[begin Source data]

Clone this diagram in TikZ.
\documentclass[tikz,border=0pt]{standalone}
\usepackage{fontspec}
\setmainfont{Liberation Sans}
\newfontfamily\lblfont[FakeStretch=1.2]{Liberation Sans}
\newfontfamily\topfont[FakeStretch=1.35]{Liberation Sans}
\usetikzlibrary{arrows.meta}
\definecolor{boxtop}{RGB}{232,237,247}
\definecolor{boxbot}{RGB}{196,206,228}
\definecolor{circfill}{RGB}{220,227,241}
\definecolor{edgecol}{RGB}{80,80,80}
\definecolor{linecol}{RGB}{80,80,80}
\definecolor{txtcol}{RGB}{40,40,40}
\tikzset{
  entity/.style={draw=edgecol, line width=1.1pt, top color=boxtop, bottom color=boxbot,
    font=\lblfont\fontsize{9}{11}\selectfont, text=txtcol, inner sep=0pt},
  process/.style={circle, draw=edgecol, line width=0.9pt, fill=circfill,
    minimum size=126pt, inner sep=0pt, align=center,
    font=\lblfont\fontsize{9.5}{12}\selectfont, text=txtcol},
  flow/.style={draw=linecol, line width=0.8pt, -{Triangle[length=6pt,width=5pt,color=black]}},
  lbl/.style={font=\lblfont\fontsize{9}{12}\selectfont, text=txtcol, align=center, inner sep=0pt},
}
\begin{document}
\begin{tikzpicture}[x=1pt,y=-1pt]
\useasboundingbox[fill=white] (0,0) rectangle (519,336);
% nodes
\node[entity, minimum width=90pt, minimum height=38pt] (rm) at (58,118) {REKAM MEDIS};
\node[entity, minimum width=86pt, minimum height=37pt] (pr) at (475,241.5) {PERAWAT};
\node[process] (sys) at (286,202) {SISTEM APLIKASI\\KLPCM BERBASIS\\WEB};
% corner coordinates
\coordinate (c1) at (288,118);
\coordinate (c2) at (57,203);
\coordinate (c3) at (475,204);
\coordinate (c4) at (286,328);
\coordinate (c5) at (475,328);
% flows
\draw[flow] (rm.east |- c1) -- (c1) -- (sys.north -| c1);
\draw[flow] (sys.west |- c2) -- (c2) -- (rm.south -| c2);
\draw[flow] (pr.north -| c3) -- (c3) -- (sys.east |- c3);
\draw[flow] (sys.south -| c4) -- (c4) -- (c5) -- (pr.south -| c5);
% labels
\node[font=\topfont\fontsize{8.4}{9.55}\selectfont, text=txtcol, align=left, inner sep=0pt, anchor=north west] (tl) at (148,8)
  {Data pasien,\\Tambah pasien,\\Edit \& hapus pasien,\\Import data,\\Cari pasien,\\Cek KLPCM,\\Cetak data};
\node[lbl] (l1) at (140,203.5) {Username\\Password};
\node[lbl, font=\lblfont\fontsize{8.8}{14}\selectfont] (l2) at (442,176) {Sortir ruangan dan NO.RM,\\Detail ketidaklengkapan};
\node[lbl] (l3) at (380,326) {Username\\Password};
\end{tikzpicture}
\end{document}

[end Source data]

* **Directive**: Print the whole listing again, exactly.

* **Final answer**:
Clone this diagram in TikZ.
\documentclass[tikz,border=0pt]{standalone}
\usepackage{fontspec}
\setmainfont{Liberation Sans}
\newfontfamily\lblfont[FakeStretch=1.2]{Liberation Sans}
\newfontfamily\topfont[FakeStretch=1.35]{Liberation Sans}
\usetikzlibrary{arrows.meta}
\definecolor{boxtop}{RGB}{232,237,247}
\definecolor{boxbot}{RGB}{196,206,228}
\definecolor{circfill}{RGB}{220,227,241}
\definecolor{edgecol}{RGB}{80,80,80}
\definecolor{linecol}{RGB}{80,80,80}
\definecolor{txtcol}{RGB}{40,40,40}
\tikzset{
  entity/.style={draw=edgecol, line width=1.1pt, top color=boxtop, bottom color=boxbot,
    font=\lblfont\fontsize{9}{11}\selectfont, text=txtcol, inner sep=0pt},
  process/.style={circle, draw=edgecol, line width=0.9pt, fill=circfill,
    minimum size=126pt, inner sep=0pt, align=center,
    font=\lblfont\fontsize{9.5}{12}\selectfont, text=txtcol},
  flow/.style={draw=linecol, line width=0.8pt, -{Triangle[length=6pt,width=5pt,color=black]}},
  lbl/.style={font=\lblfont\fontsize{9}{12}\selectfont, text=txtcol, align=center, inner sep=0pt},
}
\begin{document}
\begin{tikzpicture}[x=1pt,y=-1pt]
\useasboundingbox[fill=white] (0,0) rectangle (519,336);
% nodes
\node[entity, minimum width=90pt, minimum height=38pt] (rm) at (58,118) {REKAM MEDIS};
\node[entity, minimum width=86pt, minimum height=37pt] (pr) at (475,241.5) {PERAWAT};
\node[process] (sys) at (286,202) {SISTEM APLIKASI\\KLPCM BERBASIS\\WEB};
% corner coordinates
\coordinate (c1) at (288,118);
\coordinate (c2) at (57,203);
\coordinate (c3) at (475,204);
\coordinate (c4) at (286,328);
\coordinate (c5) at (475,328);
% flows
\draw[flow] (rm.east |- c1) -- (c1) -- (sys.north -| c1);
\draw[flow] (sys.west |- c2) -- (c2) -- (rm.south -| c2);
\draw[flow] (pr.north -| c3) -- (c3) -- (sys.east |- c3);
\draw[flow] (sys.south -| c4) -- (c4) -- (c5) -- (pr.south -| c5);
% labels
\node[font=\topfont\fontsize{8.4}{9.55}\selectfont, text=txtcol, align=left, inner sep=0pt, anchor=north west] (tl) at (148,8)
  {Data pasien,\\Tambah pasien,\\Edit \& hapus pasien,\\Import data,\\Cari pasien,\\Cek KLPCM,\\Cetak data};
\node[lbl] (l1) at (140,203.5) {Username\\Password};
\node[lbl, font=\lblfont\fontsize{8.8}{14}\selectfont] (l2) at (442,176) {Sortir ruangan dan NO.RM,\\Detail ketidaklengkapan};
\node[lbl] (l3) at (380,326) {Username\\Password};
\end{tikzpicture}
\end{document}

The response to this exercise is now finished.